Exercise brief:
Exactly the lines from the line holding "Generate a Python" to the line holding "import math", both lines included, are to be echoed; pictures are not.

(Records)
_ _ _ _ _ _ _
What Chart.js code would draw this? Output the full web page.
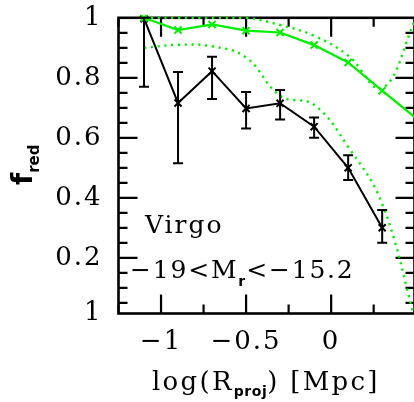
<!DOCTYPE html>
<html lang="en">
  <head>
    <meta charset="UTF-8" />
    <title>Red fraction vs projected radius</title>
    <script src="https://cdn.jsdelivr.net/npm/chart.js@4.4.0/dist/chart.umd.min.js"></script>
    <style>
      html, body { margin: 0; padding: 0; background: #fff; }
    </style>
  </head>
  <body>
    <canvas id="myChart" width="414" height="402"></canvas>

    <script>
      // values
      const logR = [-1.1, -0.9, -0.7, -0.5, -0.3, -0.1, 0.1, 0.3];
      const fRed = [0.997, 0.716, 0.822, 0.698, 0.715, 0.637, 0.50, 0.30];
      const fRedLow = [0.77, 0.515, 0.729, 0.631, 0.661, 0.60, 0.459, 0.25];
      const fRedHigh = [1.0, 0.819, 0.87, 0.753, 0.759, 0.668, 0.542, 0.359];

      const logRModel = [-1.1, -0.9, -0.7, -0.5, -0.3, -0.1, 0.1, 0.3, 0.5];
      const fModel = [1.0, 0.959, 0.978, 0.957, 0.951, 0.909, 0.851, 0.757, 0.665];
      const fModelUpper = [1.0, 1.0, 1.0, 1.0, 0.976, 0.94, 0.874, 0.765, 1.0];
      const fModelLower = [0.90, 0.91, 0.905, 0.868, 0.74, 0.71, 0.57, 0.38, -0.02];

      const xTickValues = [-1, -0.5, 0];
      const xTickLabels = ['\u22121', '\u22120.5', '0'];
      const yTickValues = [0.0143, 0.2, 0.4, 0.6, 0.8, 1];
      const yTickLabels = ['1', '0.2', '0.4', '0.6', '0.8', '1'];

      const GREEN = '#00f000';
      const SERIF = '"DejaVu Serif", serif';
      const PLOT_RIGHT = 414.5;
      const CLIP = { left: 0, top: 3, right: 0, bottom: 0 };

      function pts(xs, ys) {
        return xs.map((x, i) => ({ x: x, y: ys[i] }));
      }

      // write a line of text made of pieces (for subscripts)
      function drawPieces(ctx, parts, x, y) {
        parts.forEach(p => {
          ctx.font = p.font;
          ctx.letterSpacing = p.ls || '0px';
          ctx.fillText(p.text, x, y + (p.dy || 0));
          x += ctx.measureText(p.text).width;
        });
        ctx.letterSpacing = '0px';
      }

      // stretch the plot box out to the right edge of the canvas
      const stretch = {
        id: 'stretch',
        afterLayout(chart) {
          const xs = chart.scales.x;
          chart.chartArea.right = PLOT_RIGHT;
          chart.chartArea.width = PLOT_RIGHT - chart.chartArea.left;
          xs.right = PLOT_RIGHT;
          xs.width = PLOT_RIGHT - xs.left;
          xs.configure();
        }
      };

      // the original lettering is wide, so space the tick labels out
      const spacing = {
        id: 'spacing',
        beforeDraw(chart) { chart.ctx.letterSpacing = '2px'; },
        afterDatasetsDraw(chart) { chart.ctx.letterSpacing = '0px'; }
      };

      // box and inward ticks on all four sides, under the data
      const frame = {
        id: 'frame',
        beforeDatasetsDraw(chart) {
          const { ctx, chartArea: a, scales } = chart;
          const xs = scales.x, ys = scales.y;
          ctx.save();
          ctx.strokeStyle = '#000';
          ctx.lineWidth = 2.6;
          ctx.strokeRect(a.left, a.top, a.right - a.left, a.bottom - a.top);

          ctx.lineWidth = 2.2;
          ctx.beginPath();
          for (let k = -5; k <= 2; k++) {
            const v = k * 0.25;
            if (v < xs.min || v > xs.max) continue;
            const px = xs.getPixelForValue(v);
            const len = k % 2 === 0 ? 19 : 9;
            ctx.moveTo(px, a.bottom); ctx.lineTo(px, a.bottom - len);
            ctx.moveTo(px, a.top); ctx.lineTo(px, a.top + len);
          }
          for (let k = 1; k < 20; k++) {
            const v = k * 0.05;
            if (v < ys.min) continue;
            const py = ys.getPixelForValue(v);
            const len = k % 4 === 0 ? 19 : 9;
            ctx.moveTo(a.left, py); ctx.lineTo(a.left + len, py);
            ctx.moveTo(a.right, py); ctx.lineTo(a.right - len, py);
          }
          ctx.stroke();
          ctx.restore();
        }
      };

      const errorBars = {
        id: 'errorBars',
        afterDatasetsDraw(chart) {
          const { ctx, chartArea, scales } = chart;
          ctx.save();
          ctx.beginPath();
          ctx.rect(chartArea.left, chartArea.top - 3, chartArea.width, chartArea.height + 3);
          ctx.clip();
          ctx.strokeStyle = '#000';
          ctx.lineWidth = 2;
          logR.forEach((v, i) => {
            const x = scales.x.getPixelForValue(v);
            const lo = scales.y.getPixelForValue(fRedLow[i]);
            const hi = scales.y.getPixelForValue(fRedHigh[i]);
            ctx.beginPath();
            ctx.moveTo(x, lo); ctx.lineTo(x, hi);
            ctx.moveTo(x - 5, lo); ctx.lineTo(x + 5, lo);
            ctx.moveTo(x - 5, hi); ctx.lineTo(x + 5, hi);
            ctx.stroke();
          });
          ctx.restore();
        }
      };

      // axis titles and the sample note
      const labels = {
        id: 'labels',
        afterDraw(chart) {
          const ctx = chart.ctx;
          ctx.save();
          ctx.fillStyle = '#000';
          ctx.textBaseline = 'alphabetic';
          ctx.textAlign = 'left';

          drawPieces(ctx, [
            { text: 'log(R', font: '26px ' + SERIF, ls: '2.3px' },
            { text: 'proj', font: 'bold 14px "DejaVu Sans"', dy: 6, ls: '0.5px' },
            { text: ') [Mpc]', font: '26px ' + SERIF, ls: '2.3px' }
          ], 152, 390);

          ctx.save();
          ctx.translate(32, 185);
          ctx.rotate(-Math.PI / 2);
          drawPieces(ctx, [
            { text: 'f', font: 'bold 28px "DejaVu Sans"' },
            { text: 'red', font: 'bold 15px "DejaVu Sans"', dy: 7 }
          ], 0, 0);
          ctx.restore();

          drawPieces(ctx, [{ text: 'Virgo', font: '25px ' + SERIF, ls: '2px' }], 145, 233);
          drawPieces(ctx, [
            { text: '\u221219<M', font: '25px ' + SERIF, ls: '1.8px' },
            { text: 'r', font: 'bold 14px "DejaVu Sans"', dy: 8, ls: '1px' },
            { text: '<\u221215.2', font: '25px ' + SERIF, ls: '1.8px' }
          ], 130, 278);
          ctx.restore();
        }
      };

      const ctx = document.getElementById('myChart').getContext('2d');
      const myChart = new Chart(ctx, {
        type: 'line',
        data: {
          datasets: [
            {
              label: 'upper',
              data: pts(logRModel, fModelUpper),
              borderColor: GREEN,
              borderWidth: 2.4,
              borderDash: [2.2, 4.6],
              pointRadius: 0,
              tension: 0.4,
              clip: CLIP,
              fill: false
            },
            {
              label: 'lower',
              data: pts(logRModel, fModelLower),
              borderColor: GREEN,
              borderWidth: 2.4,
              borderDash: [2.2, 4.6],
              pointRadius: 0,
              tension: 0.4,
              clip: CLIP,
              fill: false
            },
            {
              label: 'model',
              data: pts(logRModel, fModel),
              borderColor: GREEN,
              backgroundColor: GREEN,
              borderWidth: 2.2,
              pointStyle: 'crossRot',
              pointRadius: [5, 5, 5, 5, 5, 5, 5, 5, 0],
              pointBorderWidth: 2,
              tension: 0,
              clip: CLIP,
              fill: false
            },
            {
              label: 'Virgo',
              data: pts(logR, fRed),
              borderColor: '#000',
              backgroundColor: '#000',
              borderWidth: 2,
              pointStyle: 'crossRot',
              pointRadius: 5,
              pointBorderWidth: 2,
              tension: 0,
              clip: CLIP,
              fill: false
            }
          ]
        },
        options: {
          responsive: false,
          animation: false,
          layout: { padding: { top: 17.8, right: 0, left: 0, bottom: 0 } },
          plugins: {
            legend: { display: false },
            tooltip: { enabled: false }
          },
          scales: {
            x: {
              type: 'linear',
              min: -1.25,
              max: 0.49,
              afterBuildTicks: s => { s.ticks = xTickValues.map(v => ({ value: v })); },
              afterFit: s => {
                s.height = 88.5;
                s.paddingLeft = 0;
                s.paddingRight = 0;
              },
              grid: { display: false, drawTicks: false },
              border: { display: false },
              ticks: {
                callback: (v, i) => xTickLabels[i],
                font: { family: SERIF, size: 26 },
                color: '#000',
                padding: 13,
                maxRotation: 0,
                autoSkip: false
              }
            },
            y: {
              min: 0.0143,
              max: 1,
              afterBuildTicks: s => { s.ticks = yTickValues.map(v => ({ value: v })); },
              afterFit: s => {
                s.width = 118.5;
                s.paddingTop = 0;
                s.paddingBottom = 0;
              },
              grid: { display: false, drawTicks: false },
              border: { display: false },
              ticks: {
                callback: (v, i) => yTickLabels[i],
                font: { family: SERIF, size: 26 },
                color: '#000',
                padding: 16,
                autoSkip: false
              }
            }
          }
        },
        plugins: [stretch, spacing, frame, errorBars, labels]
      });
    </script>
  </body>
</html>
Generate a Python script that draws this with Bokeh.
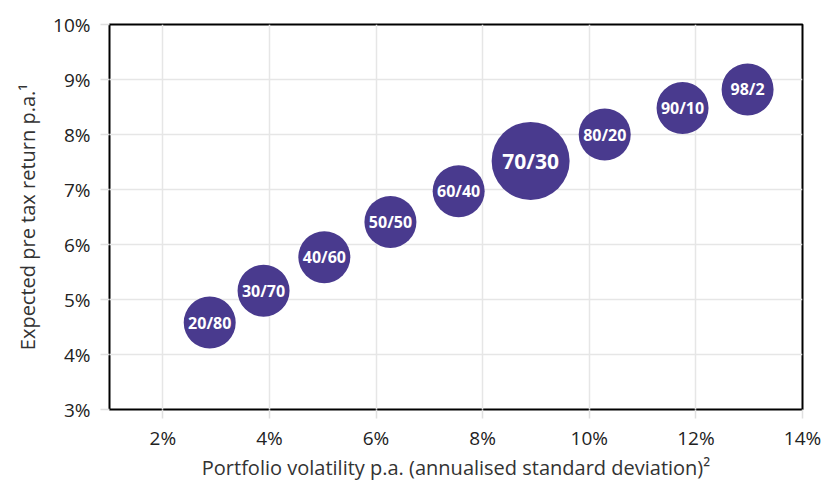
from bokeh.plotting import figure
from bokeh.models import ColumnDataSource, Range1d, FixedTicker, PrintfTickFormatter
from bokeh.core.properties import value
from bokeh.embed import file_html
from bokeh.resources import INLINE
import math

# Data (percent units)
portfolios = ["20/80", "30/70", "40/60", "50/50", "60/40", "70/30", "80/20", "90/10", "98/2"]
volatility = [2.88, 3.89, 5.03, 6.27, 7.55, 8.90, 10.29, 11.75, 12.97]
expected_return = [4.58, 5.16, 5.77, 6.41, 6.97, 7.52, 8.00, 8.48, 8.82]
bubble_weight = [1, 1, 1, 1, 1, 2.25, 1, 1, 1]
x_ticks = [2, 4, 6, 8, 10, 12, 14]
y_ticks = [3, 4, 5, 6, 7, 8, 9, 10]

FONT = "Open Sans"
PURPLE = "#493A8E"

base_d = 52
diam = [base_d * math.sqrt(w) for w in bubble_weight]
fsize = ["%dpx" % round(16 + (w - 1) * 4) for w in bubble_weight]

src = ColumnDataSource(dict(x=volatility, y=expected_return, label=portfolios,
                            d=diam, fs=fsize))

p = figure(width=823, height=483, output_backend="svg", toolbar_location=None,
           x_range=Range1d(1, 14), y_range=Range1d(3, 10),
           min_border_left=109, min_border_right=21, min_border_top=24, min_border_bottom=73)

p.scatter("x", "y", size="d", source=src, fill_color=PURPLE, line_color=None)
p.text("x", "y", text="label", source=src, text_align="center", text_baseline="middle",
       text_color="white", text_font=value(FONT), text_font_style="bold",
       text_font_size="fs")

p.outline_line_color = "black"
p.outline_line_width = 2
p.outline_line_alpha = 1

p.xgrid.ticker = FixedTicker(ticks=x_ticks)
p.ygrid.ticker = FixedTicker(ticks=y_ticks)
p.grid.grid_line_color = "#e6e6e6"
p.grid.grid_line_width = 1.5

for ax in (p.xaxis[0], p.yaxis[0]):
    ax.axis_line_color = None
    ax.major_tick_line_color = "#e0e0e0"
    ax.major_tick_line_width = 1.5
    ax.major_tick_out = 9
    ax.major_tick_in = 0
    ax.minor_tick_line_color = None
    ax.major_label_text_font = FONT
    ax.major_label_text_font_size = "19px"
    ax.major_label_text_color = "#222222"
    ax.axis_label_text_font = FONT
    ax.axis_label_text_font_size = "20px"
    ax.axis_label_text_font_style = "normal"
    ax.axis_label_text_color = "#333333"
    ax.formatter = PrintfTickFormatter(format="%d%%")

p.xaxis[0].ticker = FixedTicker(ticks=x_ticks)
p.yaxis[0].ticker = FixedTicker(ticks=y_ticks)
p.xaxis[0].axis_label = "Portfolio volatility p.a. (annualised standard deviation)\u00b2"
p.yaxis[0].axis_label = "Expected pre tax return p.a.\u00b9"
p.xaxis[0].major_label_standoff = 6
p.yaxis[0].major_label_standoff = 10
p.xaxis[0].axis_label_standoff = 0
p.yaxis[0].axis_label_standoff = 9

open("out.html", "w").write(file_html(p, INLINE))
_ _ _ _ _ _ _
Task answer:
Generate a Python script that draws this with Bokeh.
from bokeh.plotting import figure
from bokeh.models import ColumnDataSource, Range1d, FixedTicker, PrintfTickFormatter
from bokeh.core.properties import value
from bokeh.embed import file_html
from bokeh.resources import INLINE
import math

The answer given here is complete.